An Empty Nod to Tort Reform

This piece originally appeared on the website of The American.

In an apparent attempt to sway at least one undecided Republican senator to sign on to his healthcare reform program, the Obama administration announced the initiation of a pilot program on tort reform, which the president alluded to in his recent speech to a joint session of Congress.

The program is not serious. The money provided to states in the program -- up to $3 million per state, spread over three years -- is peanuts in the context of a trillion dollar healthcare reform proposal.

Besides, there are already several large "pilot projects," namely, more than 20 states, including Texas, Missouri, and Illinois, where the enactment of tort reform (in the form of caps on awards for non-economic damages such as pain and suffering) has led to declines in insurance costs and medical expenditures for so-called "defensive medicine."

In his recent address to Congress, President Obama admitted that defensive medicine "may be contributing to unnecessary costs." Tests and even procedures are done to protect the doctor from looking negligent in possible future litigation, even though those practices do little to improve patient health. The costs of defensive medicine have been reliably estimated to range from $80 billion to $200 billion annually. That is a lot of money, even today. The president put the cost of his reform program at approximately $100 billion annually over the next decade. Offsetting those costs by reducing the threat of frivolous litigation could have been a substantial element of his total package -- if he were genuinely interested.

The savings to the healthcare system from tort reform would certainly dwarf those from the worthwhile, but costly, efforts to improve preventive measures. How else is the new health paradigm to be funded? Supposedly by eliminating fraud and waste, as well as better coordination, such as using electronic records. But even the president's supporters acknowledge that the actual cost savings from these efficiencies would be incremental at best.

Our current tort system is not only expensive but reduces access to providers. Doctors have been voting with their feet, by moving in significant numbers from no-cap states to states with award caps.

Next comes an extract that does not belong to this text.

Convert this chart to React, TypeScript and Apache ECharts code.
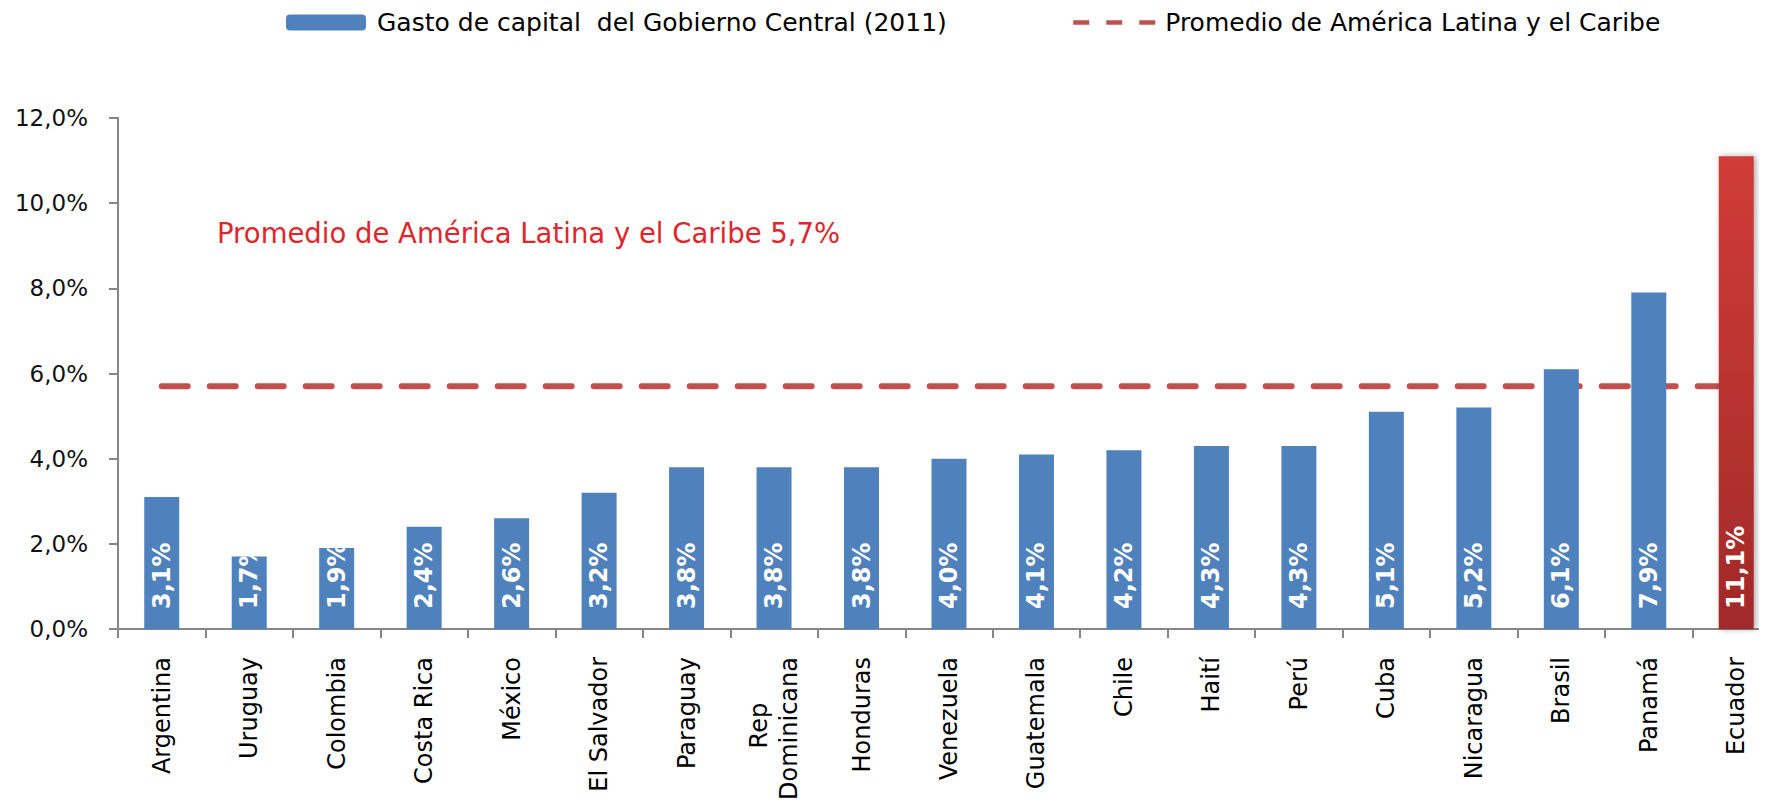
import React, { useEffect, useRef } from "react";
import * as echarts from "echarts";

const categories: string[] = [
  "Argentina", "Uruguay", "Colombia", "Costa Rica", "México", "El Salvador",
  "Paraguay", "Rep\nDominicana", "Honduras", "Venezuela", "Guatemala", "Chile",
  "Haití", "Perú", "Cuba", "Nicaragua", "Brasil", "Panamá", "Ecuador",
];
const capitalSpending: number[] = [
  3.1, 1.7, 1.9, 2.4, 2.6, 3.2, 3.8, 3.8, 3.8, 4.0, 4.1, 4.2, 4.3, 4.3, 5.1, 5.2, 6.1, 7.9, 11.1,
];
const regionalAverageLine: number[] = [
  5.7, 5.7, 5.7, 5.7, 5.7, 5.7, 5.7, 5.7, 5.7, 5.7, 5.7, 5.7, 5.7, 5.7, 5.7, 5.7, 5.7, 5.7, 5.7,
];
const regionalAverage = 5.7;
const highlightedCountry = "Ecuador";
const yAxisMin = 0;
const yAxisMax = 12;
const yAxisInterval = 2;
const barSeriesName = "Gasto de capital  del Gobierno Central (2011)";
const lineSeriesName = "Promedio de América Latina y el Caribe";

const pct = (v: number) => v.toFixed(1).replace(".", ",") + "%";

// Centre shorter lines of multi-line rotated labels (labels are right-aligned when rotated).
const centreLines = (label: string, fontSize: number) => {
  const lines = label.split("\n");
  if (lines.length < 2) return label;
  const ctx = document.createElement("canvas").getContext("2d")!;
  ctx.font = `${fontSize}px "DejaVu Sans"`;
  const widths = lines.map((l) => ctx.measureText(l).width);
  const maxW = Math.max(...widths);
  const sp = ctx.measureText("\u00a0").width || fontSize * 0.318;
  return lines
    .map((l, i) => l + "\u00a0".repeat(Math.round((maxW - widths[i]) / 2 / sp)))
    .join("\n");
};

export default function App() {
  const ref = useRef<HTMLDivElement>(null);
  useEffect(() => {
    if (!ref.current) return;
    const chart = echarts.init(ref.current, undefined, { renderer: "svg" });
    const barData = capitalSpending.map((v, i) =>
      categories[i] === highlightedCountry
        ? {
            value: v,
            itemStyle: {
              color: new echarts.graphic.LinearGradient(0, 0, 0, 1, [
                { offset: 0, color: "#D03C37" },
                { offset: 1, color: "#A12A2A" },
              ]),
              shadowBlur: 6,
              shadowColor: "rgba(0,0,0,0.35)",
              shadowOffsetX: 2,
              shadowOffsetY: 0,
            },
          }
        : v
    );
    const legendText = {
      fontFamily: "DejaVu Sans",
      fontSize: 25,
      color: "#000",
    };
    const xFont = 24;
    chart.setOption({
      animation: false,
      backgroundColor: "#ffffff",
      legend: [
        {
          data: [barSeriesName],
          left: 286,
          top: 10,
          padding: 0,
          itemWidth: 80,
          itemHeight: 16,
          textStyle: { ...legendText, padding: [0, 0, 0, 6] },
          selectedMode: false,
        },
        {
          data: [
            {
              name: lineSeriesName,
              lineStyle: { type: [16, 17], width: 4.5, cap: "butt" },
              itemStyle: { opacity: 0 },
            },
          ],
          left: 1071,
          top: 10,
          padding: 0,
          itemWidth: 83,
          itemHeight: 16,
          textStyle: { ...legendText, padding: [0, 0, 0, 4] },
          selectedMode: false,
        },
      ],
      grid: { left: 118, right: 0, top: 118, bottom: 179, containLabel: false },
      xAxis: {
        type: "category",
        data: categories,
        boundaryGap: true,
        axisLine: { lineStyle: { color: "#868686", width: 2 } },
        axisTick: { show: true, length: 9, lineStyle: { color: "#868686", width: 2 } },
        axisLabel: {
          interval: 0,
          rotate: 90,
          margin: 28,
          fontFamily: "DejaVu Sans",
          fontSize: xFont,
          color: "#000",
          lineHeight: 30,
          formatter: (v: string) => centreLines(v, xFont),
        },
      },
      yAxis: {
        type: "value",
        min: yAxisMin,
        max: yAxisMax,
        interval: yAxisInterval,
        axisLine: { show: true, lineStyle: { color: "#868686", width: 2 } },
        axisTick: { show: true, length: 9, lineStyle: { color: "#868686", width: 2 } },
        splitLine: { show: false },
        axisLabel: {
          formatter: (v: number) => pct(v),
          margin: 30,
          fontFamily: "DejaVu Sans",
          fontSize: 23,
          color: "#111",
        },
      },
      series: [
        {
          name: barSeriesName,
          type: "bar",
          data: barData,
          barWidth: "40%",
          z: 3,
          itemStyle: { color: "#4F81BD" },
          label: {
            show: true,
            position: "insideBottom",
            rotate: 90,
            align: "left",
            verticalAlign: "middle",
            distance: 20,
            formatter: (p: any) => pct(p.value),
            color: "#fff",
            fontFamily: "DejaVu Sans",
            fontWeight: "bold",
            fontSize: 24,
          },
        },
        {
          name: lineSeriesName,
          type: "line",
          data: regionalAverageLine,
          symbol: "none",
          z: 2,
          lineStyle: { color: "#C0504D", width: 6, type: [26, 22], cap: "round" },
          itemStyle: { color: "#C0504D" },
        },
      ],
      graphic: [
        {
          type: "text",
          left: 217,
          top: 219,
          style: {
            text: "Promedio de América Latina y el Caribe " + pct(regionalAverage),
            fill: "#E0262B",
            fontFamily: "DejaVu Sans",
            fontSize: 27.5,
          },
        },
      ],
    });
    return () => chart.dispose();
  }, []);
  return (
    <div style={{ width: 1767, height: 808, margin: -8, overflow: "hidden", position: "relative" }}>
      <div ref={ref} style={{ width: 1780, height: 808 }} />
    </div>
  );
}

In fact, it can be quite a struggle for a new patient to find an ob-gyn or orthopedist (among other high-premium, high-risk specialties) in states with no caps on non-economic damage awards.

Ideally, the tort system could eventually be moved to state courts designated as special malpractice panels, using as models the workers compensation and vaccine injury courts, with required funding for compensating injured patients coming from interested parties on a no-fault basis.

The current system mainly rewards trial lawyers, not injured patients, and is a major drag on our public health resources. Most injured patients do not sue -- even if negligence was the cause -- and most patients who do sue get nothing. Clever, persuasive lawyers use the system as a lottery, knowing that a piteous patient-plaintiff can become a windfall whether actually maltreated or not. Reasonable caps on non-economic awards would have a chilling effect on such frivolous litigation and squeeze huge savings out of the system, to the benefit of all.